The Times, too, thinks primarily about politics,
of all things, when assessing whether the libertarian moment has arrived. The
article is fixated on the political class, from Barack Obama and Hillary
Clinton to Ted Cruz and Rick Perry. But why conceive of the question so
narrowly? Why should we assess the growth and significance of libertarianism
on the basis of political metrics alone?
The left understands this point. Recall Antonio Gramsci’s strategy for
bringing about lasting leftist victory. He did not advocate immediate and
exclusive emphasis on political activity. If the people’s minds had not been
changed in the direction that a leftist government would want to take them,
all their political conniving would be in vain anyway.
Vastly more important, Gramsci taught, was for their
ideas to work their way through the universities, the arts, and all the other
institutions of civil society. At that point, it wouldn’t matter who won the
elections. The people would already be in their hands – and in all
likelihood, the two competing candidates would themselves have adopted
leftist language and ideas, whether they realized it or not, to boot.
Now in this sense, the libertarian moment has not arrived
any more than it has in politics. These institutions are firmly in the hands
of those who hold libertarian ideas in contempt, even if an exception might
be found here and there.
But if we define the term “libertarian moment” more
modestly, a different conclusion emerges. No, we have not reached a point at
which anything like a majority of Americans have embraced our ideas. But we
have reached a point at which even mainstream sources, which in the
pre-Internet age could get away with ignoring us altogether, are forced to
acknowledge us, if only for purposes of dismissal and ridicule.
Economic commentary can no longer pretend that our
choices are either fiscal expansion or monetary expansion. A new school of
thought has spoiled the party, letting Americans know that these phony
choices by no means exhaust the real alternatives.
Thanks to Ron Paul, a new generation understands it’s all
right to favor the free market and to oppose war. Libertarians have
done more than anyone else to expose the Democrats as just another wing of
the war party, and to show there’s no real debate in America over foreign
policy. This is considered extremely uncouth by those who wish to maintain
the pretense that open discussion of important issues takes place in the land
of the free. Who else with any national audience has denounced Hillary
Clinton for bellicosity? The number is not zero, but it’s not in the double
digits, either.
After decades of virtually no progress at all in the war
on drugs, the prohibitionist regime is beginning to crack all around us. The
standard bromides in its favor elicit only cynical chuckles from a rising
generation that knows better.
Ordinarily, federal bailouts would be bipartisan and all
but unanimous, with self-described supporters of the market economy solemnly
informing us that just this once, it had to be done. Progressives
have not distinguished themselves here as they might have; Rachel Maddow once
said we wouldn’t have had an economy without the bailouts. It’s the
libertarians who have stood against the establishment tide, as usual.

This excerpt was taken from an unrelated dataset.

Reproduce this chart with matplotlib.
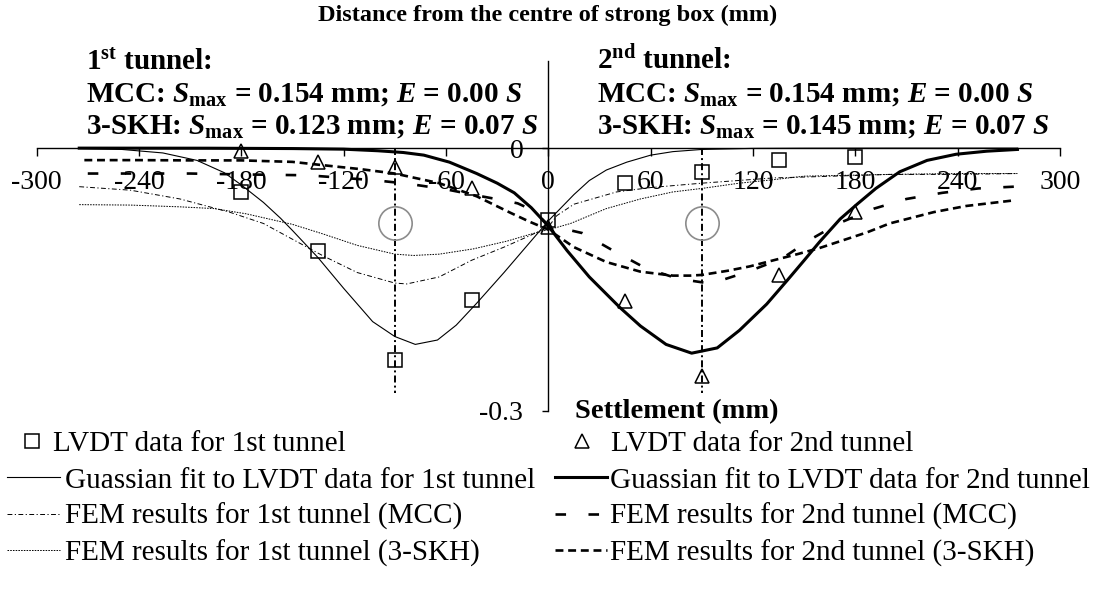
import matplotlib
matplotlib.use("Agg")
import matplotlib.pyplot as plt

plt.rcParams['font.family'] = ['Liberation Serif', 'DejaVu Serif']
plt.rcParams['mathtext.fontset'] = 'custom'
plt.rcParams['mathtext.rm'] = 'Liberation Serif:bold'
plt.rcParams['mathtext.it'] = 'Liberation Serif:italic:bold'
plt.rcParams['mathtext.bf'] = 'Liberation Serif:bold'
plt.rcParams['axes.unicode_minus'] = False

W, H = 1097, 595

# LVDT readings (mm from centre, settlement in mm)
lvdt_x = [-180, -135, -90, -45, 0, 45, 90, 135, 180]
lvdt_1st = [-0.050, -0.117, -0.242, -0.173, -0.082, -0.040, -0.027, -0.014, -0.010]
lvdt_2nd = [-0.003, -0.016, -0.021, -0.046, -0.090, -0.175, -0.260, -0.145, -0.073]

# gaussian fits
fit1_x = [-275, -250, -226, -206, -190, -180, -167, -157, -150, -135, -120, -103, -90, -78,
          -65, -54, -42, -26, -15, 0, 15, 24, 34, 46, 60, 73, 90, 120, 150, 200, 275]
fit1_y = [-0.0003, -0.0015, -0.0055, -0.014, -0.028, -0.042, -0.062, -0.080, -0.094, -0.125,
          -0.160, -0.198, -0.215, -0.224, -0.219, -0.202, -0.177, -0.142, -0.117, -0.083,
          -0.053, -0.037, -0.025, -0.016, -0.008, -0.004, -0.0015, -0.0003, -0.0001, 0.0, 0.0]

fit2_x = [-275, -200, -150, -120, -100, -85, -73, -58, -42, -30, -20, -10, 0, 11, 24, 42, 54,
          69, 84, 99, 112, 128, 140, 150, 159, 171, 181, 192, 206, 222, 239, 257, 275]
fit2_y = [0.0, -0.0001, -0.0005, -0.0012, -0.003, -0.005, -0.008, -0.016, -0.029, -0.040,
          -0.051, -0.068, -0.089, -0.117, -0.147, -0.182, -0.203, -0.224, -0.234, -0.228,
          -0.208, -0.178, -0.151, -0.128, -0.107, -0.081, -0.064, -0.046, -0.027, -0.014,
          -0.007, -0.0035, -0.0015]

# FEM results
fem1_mcc_x = [-275, -245, -216, -187, -167, -150, -132, -112, -90, -83, -64, -45, -26, -11,
              0, 5, 15, 40, 60, 90, 132, 150, 200, 240, 275]
fem1_mcc_y = [-0.044, -0.048, -0.058, -0.073, -0.086, -0.104, -0.123, -0.142, -0.154, -0.155,
              -0.147, -0.128, -0.113, -0.100, -0.090, -0.077, -0.064, -0.050, -0.045, -0.040,
              -0.034, -0.033, -0.030, -0.030, -0.029]

fem1_skh_x = [-275, -245, -216, -196, -177, -150, -132, -112, -90, -79, -64, -44, -24, -10,
              0, 4, 13, 34, 54, 73, 90, 112, 132, 150, 200, 240, 275]
fem1_skh_y = [-0.0645, -0.065, -0.067, -0.069, -0.075, -0.087, -0.098, -0.111, -0.121,
              -0.1225, -0.121, -0.115, -0.106, -0.098, -0.093, -0.091, -0.086, -0.069, -0.058,
              -0.050, -0.046, -0.040, -0.036, -0.032, -0.030, -0.029, -0.029]

fem2_mcc_x = [-270, -240, -210, -180, -141, -120, -100, -81, -60, -42, -28, -18, -9, 0, 20,
              38, 57, 76, 93, 98, 117, 137, 153, 170, 191, 210, 231, 252, 273]
fem2_mcc_y = [-0.029, -0.029, -0.029, -0.030, -0.031, -0.034, -0.037, -0.041, -0.047, -0.054,
              -0.059, -0.063, -0.071, -0.088, -0.097, -0.117, -0.137, -0.149, -0.154, -0.153,
              -0.141, -0.126, -0.105, -0.086, -0.069, -0.058, -0.051, -0.046, -0.044]

fem2_skh_x = [-272, -240, -210, -180, -150, -132, -110, -90, -64, -42, -22, -11, 0, 15, 34,
              54, 73, 83, 90, 105, 118, 132, 146, 159, 173, 187, 200, 226, 245, 273]
fem2_skh_y = [-0.0137, -0.0137, -0.014, -0.014, -0.0157, -0.0195, -0.024, -0.029, -0.040,
              -0.055, -0.074, -0.084, -0.093, -0.113, -0.130, -0.141, -0.1455, -0.1455,
              -0.1447, -0.140, -0.135, -0.128, -0.121, -0.114, -0.105, -0.096, -0.086,
              -0.073, -0.066, -0.0596]

# tunnel centre lines and circles
centre_x = [-90, 90]
centre_depth = -0.28
circle_y = [-0.086, -0.086]

x_ticks = [-300, -240, -180, -120, -60, 0, 60, 120, 180, 240, 300]
y_ticks = [-0.3, 0]
y_tick_labels = ['-0.3', '0']

fig = plt.figure(figsize=(W / 100, H / 100), dpi=100)
ax = fig.add_axes([36.6 / W, 1 - 411 / H, 1023.5 / W, 350.5 / H])

for cx in centre_x:
    ax.plot([cx, cx], [0, centre_depth], color='black', lw=1.4,
            dashes=(3.6, 1.6, 1.0, 1.6), zorder=2)
ax.plot(centre_x, circle_y, linestyle='none', marker='o', markersize=24,
        markerfacecolor='none', markeredgecolor='#8c8c8c', markeredgewidth=1.2, zorder=2)

l_fit1, = ax.plot(fit1_x, fit1_y, color='black', lw=0.8, zorder=3)
l_fit2, = ax.plot(fit2_x, fit2_y, color='black', lw=2.2, zorder=3)
l_f1m, = ax.plot(fem1_mcc_x, fem1_mcc_y, color='black', lw=0.7, dashes=(5, 2.5, 1.2, 2.5), zorder=3)
l_f1s, = ax.plot(fem1_skh_x, fem1_skh_y, color='black', lw=0.7, dashes=(1.6, 1.2), zorder=3)
l_f2m, = ax.plot(fem2_mcc_x, fem2_mcc_y, color='black', lw=1.9, dashes=(4, 8.5), zorder=3)
l_f2s, = ax.plot(fem2_skh_x, fem2_skh_y, color='black', lw=1.9, dashes=(3, 1.8), zorder=3)

m1, = ax.plot(lvdt_x, lvdt_1st, linestyle='none', marker='s', markersize=9.5,
              markerfacecolor='none', markeredgecolor='black', markeredgewidth=1.1, zorder=4)
m2, = ax.plot(lvdt_x, lvdt_2nd, linestyle='none', marker='^', markersize=10.5,
              markerfacecolor='none', markeredgecolor='black', markeredgewidth=1.1, zorder=4)

ax.set_xlim(-300, 300)
ax.set_ylim(-0.3, 0.1)
for s in ['top', 'right']:
    ax.spines[s].set_visible(False)
ax.spines['left'].set_position(('data', 0))
ax.spines['bottom'].set_position(('data', 0))
ax.spines['left'].set_linewidth(1.0)
ax.spines['bottom'].set_linewidth(1.0)
ax.set_xticks(x_ticks)
ax.set_xticklabels([str(v) for v in x_ticks])
ax.set_yticks(y_ticks)
ax.set_yticklabels(y_tick_labels)
ax.tick_params(axis='x', direction='out', length=5.5, width=1.0, labelsize=20, pad=10)
ax.tick_params(axis='y', direction='out', length=4, width=1.0, labelsize=20, pad=14)
ax.patch.set_visible(False)

fig.text(548 / W, 1 - 21 / H, 'Distance from the centre of strong box (mm)',
         ha='center', va='baseline', fontsize=17.5, fontweight='bold')
fig.text(575 / W, 1 - 418 / H, 'Settlement (mm)', ha='left', va='baseline',
         fontsize=20.5, fontweight='bold')

notes = [
    (86, 70, r'1$^{\mathrm{st}}$ tunnel:'),
    (86, 102, r'MCC: $S_{\mathrm{max}}$ = 0.154 mm; $E$ = 0.00 $S$'),
    (86, 134, r'3-SKH: $S_{\mathrm{max}}$ = 0.123 mm; $E$ = 0.07 $S$'),
    (597, 70, r'2$^{\mathrm{nd}}$ tunnel:'),
    (597, 102, r'MCC: $S_{\mathrm{max}}$ = 0.154 mm; $E$ = 0.00 $S$'),
    (597, 134, r'3-SKH: $S_{\mathrm{max}}$ = 0.145 mm; $E$ = 0.07 $S$'),
]
for nx, ny, t in notes:
    fig.text(nx / W, 1 - ny / H, t, ha='left', va='baseline', fontsize=21, fontweight='bold')

fs = 21
fs_px = fs * 100 / 72


def add_legend(handles, labels, x_start, y_mid, hlen, pad):
    fig.legend(handles, labels, loc='center left', bbox_to_anchor=(x_start / W, 1 - y_mid / H),
               frameon=False, fontsize=fs, handlelength=hlen, handletextpad=pad,
               borderpad=0, borderaxespad=0, labelspacing=0.32, numpoints=1)


add_legend([m1], ['LVDT data for 1st tunnel'], 32 - 0.4 * fs_px, 444, 0.8, 0.32)
add_legend([m2], ['LVDT data for 2nd tunnel'], 582 - 0.4 * fs_px, 444, 0.8, 0.6)
add_legend([l_fit1, l_f1m, l_f1s],
           ['Guassian fit to LVDT data for 1st tunnel', 'FEM results for 1st tunnel (MCC)',
            'FEM results for 1st tunnel (3-SKH)'], 7, 517, 1.82, 0.17)
add_legend([l_fit2, l_f2m, l_f2s],
           ['Guassian fit to LVDT data for 2nd tunnel', 'FEM results for 2nd tunnel (MCC)',
            'FEM results for 2nd tunnel (3-SKH)'], 555, 517, 1.78, 0.1)

fig.savefig('out.png', dpi=100)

In other words, we are having discussions that we did
not have in the past. Libertarians have staked out positions that a lot
of ordinary people share, but which they never saw articulated in public,
thereby strengthening the voice of dissent. Ten years ago, these dissident
views would have been drowned out by the establishment consensus, which
closes ranks whenever an issue of real importance arises.
Is it too much to call this the libertarian moment?
Whatever we want to call it, it’s the beginning of something never seen
before in American history, and that alone is reason to celebrate.